Les épiciers qui développent la vente en vrac viennent d’obtenir le droit de vendre de l’huile d’olive et comptent s’attaquer au riz et aux lentilles sous appellation. Un combat qui illustre la montée en puissance de ce nouveau type de commerce.
Manque de bol ou coup de chance ? En octobre 2017, trois semaines après l’ouverture de son épicerie en vrac Le Gramme de Folie, la Nancéienne Ludivine Locarini reçoit la visite d’une inspectrice de la Direction générale de la consommation, de la concurrence et de la répression des fraudes (DGCCRF). La fonctionnaire lui rappelle que la vente d’huile d’olive en vrac est illicite. La jeune femme fait valoir qu’elle est en attente d’un agrément sollicité auprès de FranceAgriMer. Un sésame qui, accordant au commerçant le statut de conditionneur, permet aux « vraqueurs » de contourner la réglementation. Conciliante, l’inspectrice lui accorde un délai.
L’agrément est arrivé trois jours plus tard. Dans l’intervalle, j’ai préparé, en lien avec le conseil juridique du Réseau vrac, une demande circonstanciée sur la vente d’huile d’olive, car il s’agit d’un produit important. Celle que je vends est bio, extravierge et pressée à froid, et mes clients ne la trouveront pas en grande surface.
Ludivine Locarini
La réglementation exige qu’elle remplisse, sous les yeux du client, une bouteille de verre neuve dont l’étiquette indique les caractéristiques et la provenance de l’huile. Le bouchon est scellé par une deuxième étiquette qui garantit l’intégrité du contenu tant qu’elle n’a pas été déchirée. La DGCCRF valide alors cette pratique dans un courrier que la jeune filière compte bien faire valoir sur l’ensemble du territoire.
Bataille réglementaire
Le sujet n’est pas anecdotique : à la différence des autres huiles, l’huile d’olive est protégée par un article du règlement européen (CE n° 29/2012 du 13 janvier 2012) qui exclut de facto la vente en vrac, puisque le produit doit être préemballé et présenter un système d’ouverture qui perd son intégrité dès la première ouverture.
Ce dispositif visait à éviter la contrebande ou les mélanges d’huiles. Mais il serait pénalisant de ne pas pouvoir vendre d’huile d’olive : elle est appréciée par les consommateurs, qui risquent d’aller faire l’ensemble de leurs courses ailleurs s’ils ne la trouvent pas chez leur épicier en vrac !

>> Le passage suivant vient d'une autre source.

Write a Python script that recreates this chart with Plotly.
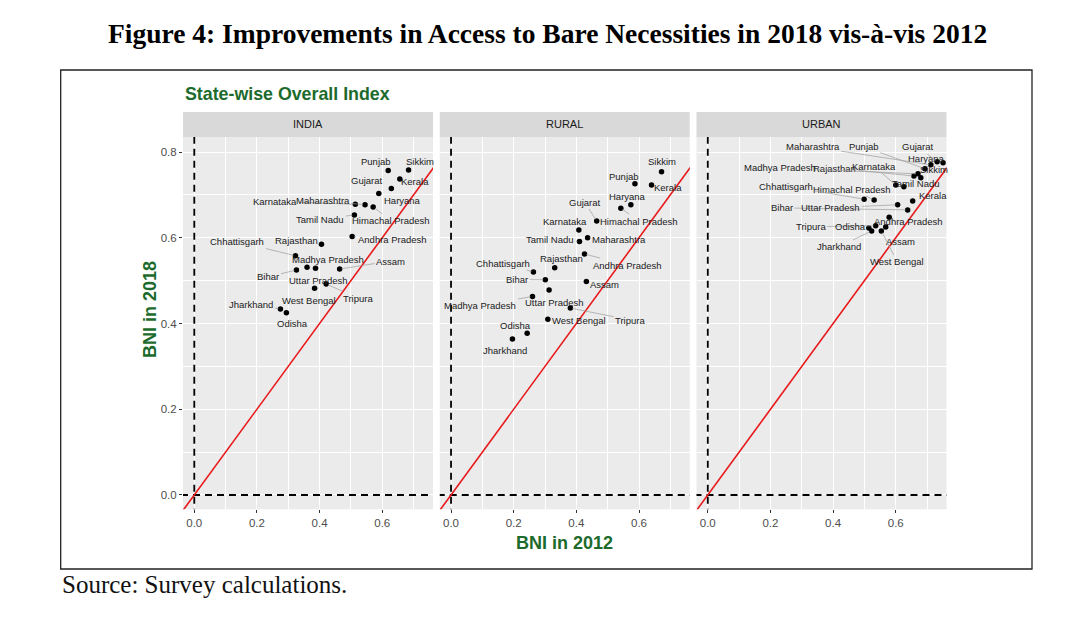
import plotly.graph_objects as go

W, H = 1087, 622

states = ["Punjab", "Sikkim", "Kerala", "Haryana", "Gujarat", "Karnataka", "Maharashtra",
          "Himachal Pradesh", "Tamil Nadu", "Andhra Pradesh", "Rajasthan", "Chhattisgarh",
          "Bihar", "Madhya Pradesh", "Uttar Pradesh", "Assam", "West Bengal", "Tripura",
          "Jharkhand", "Odisha"]

india_2012 = [0.619, 0.684, 0.656, 0.629, 0.589, 0.514, 0.545, 0.571, 0.511, 0.504, 0.406, 0.323,
              0.326, 0.360, 0.387, 0.464, 0.384, 0.421, 0.275, 0.294]
india_2018 = [0.757, 0.758, 0.737, 0.715, 0.703, 0.678, 0.677, 0.672, 0.653, 0.603, 0.585, 0.558,
              0.525, 0.531, 0.529, 0.527, 0.482, 0.492, 0.434, 0.425]

rural_2012 = [0.587, 0.672, 0.640, 0.574, 0.465, 0.408, 0.436, 0.542, 0.410, 0.426, 0.331, 0.263,
              0.301, 0.260, 0.313, 0.432, 0.309, 0.381, 0.196, 0.243]
rural_2018 = [0.726, 0.754, 0.723, 0.677, 0.639, 0.618, 0.600, 0.669, 0.591, 0.562, 0.530, 0.520,
              0.502, 0.463, 0.478, 0.498, 0.410, 0.436, 0.364, 0.377]

urban_2012 = [0.693, 0.680, 0.654, 0.751, 0.732, 0.600, 0.712, 0.531, 0.626, 0.579, 0.658, 0.499,
              0.638, 0.671, 0.606, 0.568, 0.554, 0.536, 0.523, 0.514]
urban_2018 = [0.761, 0.740, 0.686, 0.775, 0.777, 0.723, 0.770, 0.688, 0.719, 0.648, 0.744, 0.690,
              0.665, 0.749, 0.677, 0.625, 0.616, 0.628, 0.616, 0.623]

panels = ["INDIA", "RURAL", "URBAN"]
x_ticks = [0.0, 0.2, 0.4, 0.6]
y_ticks = [0.0, 0.2, 0.4, 0.6, 0.8]

# label offsets in pixels (dx, dy) from each point, per panel
india_off = {"Punjab": (-12, -9), "Sikkim": (11, -9), "Kerala": (15, 2), "Haryana": (11, 12),
             "Gujarat": (-12, -13), "Karnataka": (-80, -3), "Maharashtra": (-42, -4),
             "Himachal Pradesh": (18, 14), "Tamil Nadu": (-34, 4), "Andhra Pradesh": (40, 3),
             "Rajasthan": (-25, -4), "Chhattisgarh": (-58, -14), "Bihar": (-28, 7),
             "Madhya Pradesh": (21, -8), "Uttar Pradesh": (3, 12), "Assam": (51, -8),
             "West Bengal": (-6, 12), "Tripura": (32, 14), "Jharkhand": (-29, -4), "Odisha": (6, 11)}
rural_off = {"Punjab": (-11, -7), "Sikkim": (0, -10), "Kerala": (16, 2), "Haryana": (-3, -8),
             "Gujarat": (-12, -19), "Karnataka": (-14, -9), "Maharashtra": (31, 2),
             "Himachal Pradesh": (18, 13), "Tamil Nadu": (-29, -2), "Andhra Pradesh": (43, 11),
             "Rajasthan": (7, -9), "Chhattisgarh": (-30, -9), "Bihar": (-28, 0),
             "Madhya Pradesh": (-52, 9), "Uttar Pradesh": (5, 12), "Assam": (18, 3),
             "West Bengal": (31, 1), "Tripura": (60, 12), "Jharkhand": (-7, 12), "Odisha": (-12, -8)}
urban_off = {"Punjab": (-61, -22), "Sikkim": (13, -8), "Kerala": (20, -5), "Haryana": (-17, -4),
             "Gujarat": (-19, -15), "Karnataka": (-22, -19), "Maharashtra": (-118, -18),
             "Himachal Pradesh": (-22, -11), "Tamil Nadu": (12, -3), "Andhra Pradesh": (19, 4),
             "Rajasthan": (-79, -8), "Chhattisgarh": (-78, -13), "Bihar": (-126, -2),
             "Madhya Pradesh": (-138, -6), "Uttar Pradesh": (-67, 3), "Assam": (15, 14),
             "West Bengal": (16, 31), "Tripura": (-65, 1), "Jharkhand": (-33, 16), "Odisha": (-18, -1)}

data = [(india_2012, india_2018, india_off), (rural_2012, rural_2018, rural_off),
        (urban_2012, urban_2018, urban_off)]

# geometry in pixels
px_panels = [(183, 433), (439.75, 689.75), (696.5, 946.5)]
p_top, p_bot = 137, 509.3
strip_top = 112
XR = [-0.036, 0.762]
YR = [-0.0334, 0.835]

def fx(p):
    return p / W

def fy(p):
    return 1 - p / H

green = "#1c6a2c"
SANS = "Liberation Sans, Arial"
SERIF = "Liberation Serif, Times New Roman"
fig = go.Figure()
annotations = []
shapes = []

for i, (name, (xs, ys, off)) in enumerate(zip(panels, data)):
    sx = "" if i == 0 else str(i + 1)
    xa, ya = "x" + sx, "y" + sx
    # dashed reference lines
    fig.add_trace(go.Scatter(x=[0, 0], y=[-1, 2], mode="lines", xaxis=xa, yaxis=ya,
                             line=dict(color="black", width=1.8, dash="7px,5px"),
                             hoverinfo="skip", showlegend=False))
    fig.add_trace(go.Scatter(x=[-1, 2], y=[0, 0], mode="lines", xaxis=xa, yaxis=ya,
                             line=dict(color="black", width=1.8, dash="7px,5px"),
                             hoverinfo="skip", showlegend=False))
    # 45-degree line
    fig.add_trace(go.Scatter(x=[-1, 2], y=[-1, 2], mode="lines", xaxis=xa, yaxis=ya,
                             line=dict(color="#e8191b", width=1.6),
                             hoverinfo="skip", showlegend=False))
    fig.add_trace(go.Scatter(x=xs, y=ys, mode="markers", xaxis=xa, yaxis=ya, text=states,
                             marker=dict(color="black", size=5.5), showlegend=False))
    for s, x, y in zip(states, xs, ys):
        dx, dy = off[s]
        far = (dx * dx + dy * dy) ** 0.5 > 22
        annotations.append(dict(x=x, y=y, xref=xa, yref=ya, text=s, showarrow=True,
                                ax=dx, ay=dy, arrowhead=0, arrowwidth=0.7, standoff=2,
                                arrowcolor="#9c9c9c" if far else "rgba(0,0,0,0)",
                                font=dict(family=SANS, size=9.5, color="#222222")))
    l, r = px_panels[i]
    shapes.append(dict(type="rect", xref="paper", yref="paper", x0=fx(l), x1=fx(r),
                       y0=fy(p_top), y1=fy(strip_top), fillcolor="#D9D9D9", line=dict(width=0),
                       layer="below"))
    annotations.append(dict(x=fx((l + r) / 2), y=fy((p_top + strip_top) / 2), xref="paper",
                            yref="paper", text=name, showarrow=False,
                            xanchor="center", yanchor="middle",
                            font=dict(family=SANS, size=11, color="#1A1A1A")))
    axis_common = dict(range=XR, tickvals=x_ticks, ticktext=[f"{v:.1f}" for v in x_ticks],
                       ticks="outside", ticklen=3, tickcolor="#333333", tickwidth=1,
                       showgrid=True, gridcolor="white", gridwidth=1.1, zeroline=False,
                       showline=False, domain=[fx(l), fx(r)],
                       tickfont=dict(family=SANS, size=11.5, color="#4D4D4D"),
                       minor=dict(tickvals=[0.1, 0.3, 0.5, 0.7], showgrid=True, gridcolor="white",
                                  gridwidth=0.5, ticks=""),
                       anchor=ya, fixedrange=True)
    fig.update_layout(**{"xaxis" + sx: axis_common})
    yaxis = dict(range=YR, tickvals=y_ticks, ticktext=[f"{v:.1f}" for v in y_ticks],
                 showgrid=True, gridcolor="white", gridwidth=1.1, zeroline=False,
                 domain=[fy(p_bot), fy(p_top)], anchor=xa, fixedrange=True,
                 minor=dict(tickvals=[0.1, 0.3, 0.5, 0.7], showgrid=True, gridcolor="white",
                            gridwidth=0.5, ticks=""),
                 tickfont=dict(family=SANS, size=11.5, color="#4D4D4D"))
    if i == 0:
        yaxis.update(ticks="outside", ticklen=3, tickcolor="#333333", tickwidth=1,
                     showticklabels=True)
    else:
        yaxis.update(ticks="", showticklabels=False, matches="y")
    fig.update_layout(**{"yaxis" + sx: yaxis})

# outer frame
shapes.append(dict(type="rect", xref="paper", yref="paper", x0=fx(60.7), x1=fx(1032),
                   y0=fy(569), y1=fy(70), line=dict(color="#222222", width=1.3)))

annotations += [
    dict(x=fx(547), y=fy(33), xref="paper", yref="paper", showarrow=False,
         xanchor="center", yanchor="middle",
         text="<b>Figure 4: Improvements in Access to Bare Necessities in 2018 vis-à-vis 2012</b>",
         font=dict(family=SERIF, size=27.5, color="black")),
    dict(x=fx(183), y=fy(94), xref="paper", yref="paper", showarrow=False,
         xanchor="left", yanchor="middle",
         text="<b>State-wise Overall Index</b>",
         font=dict(family=SANS, size=17.8, color=green)),
    dict(x=fx(564.75), y=fy(543), xref="paper", yref="paper", showarrow=False,
         xanchor="center", yanchor="middle",
         text="<b>BNI in 2012</b>", font=dict(family=SANS, size=18, color=green)),
    dict(x=fx(150), y=fy(310), xref="paper", yref="paper", showarrow=False, textangle=-90,
         xanchor="center", yanchor="middle",
         text="<b>BNI in 2018</b>", font=dict(family=SANS, size=18, color=green)),
    dict(x=fx(60), y=fy(584), xref="paper", yref="paper", showarrow=False,
         xanchor="left", yanchor="middle",
         text="Source: Survey calculations.",
         font=dict(family=SERIF, size=25, color="#111111")),
]

fig.update_layout(width=W, height=H, margin=dict(l=0, r=0, t=0, b=0),
                  paper_bgcolor="white", plot_bgcolor="#EBEBEB", showlegend=False,
                  annotations=annotations, shapes=shapes)

fig.write_html("out.html")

Célia Rennesson, directrice de l'association Réseau vrac, qui s'est structurée depuis 2016 dans un contexte de montée en puissance de ce type de commerce
Vrac du placard
Surfant sur la volonté des consommateurs de produire moins de déchets, d’acheter des produits plus locaux, le réseau des épiceries en vrac compte une centaine de boutiques et surtout 250 projets en cours. Sans oublier une centaine de fournisseurs qui développent ce qu’ils appellent le « vrac du placard » (aliments, cosmétiques, détergents) c’est-à-dire les produits que l’on ne doit pas ranger dans le frigo et qui, depuis la fin des années 1960, ne se vendent plus qu’emballés.
Problème : il faut adapter les règles. L’avancée sur l’huile d’olive, espèrent-ils, leur ouvrira la voie à la commercialisation d’autres aliments placés sous signes officiels d’identification de la qualité et de l’origine tels les AOP/AOC, les IGP et les produits Label rouge. Les vraqueurs s’intéressent tout particulièrement aux produits secs – lentilles du Puy, riz de Camargue, piment d’Espelette, noix du Périgord…- dont ils ne peuvent, pour l’heure, afficher ni l’origine ni le logo. En effet, la plupart des cahiers des charges imposent le pré-emballage, rendent obligatoire un conditionnement de proximité ou interdisent explicitement l’expédition en vrac en dehors du bassin de production.
La vente en vrac constituerait un débouché intéressant pour les producteurs de produits sous sigle officiel, d’autant que les clients de ces commerces sont friands de produits de qualité et de proximité. La filière du vrac préconise d’instaurer un cadre juridique garantissant la qualité des produits et la sécurité des consommateurs, tout en restant simple, souple et adaptable.
Lucia Pereira, avocate associée du cabinet Armand, conseiller du Réseau vrac
Parmi les pistes explorées figurent la mise au point de conditionnements inviolables et réutilisables ou encore l’adhésion des vraqueurs aux organisations de producteurs locaux. La pérennité de la vente vrac reposera sur la négociation de chaque détail.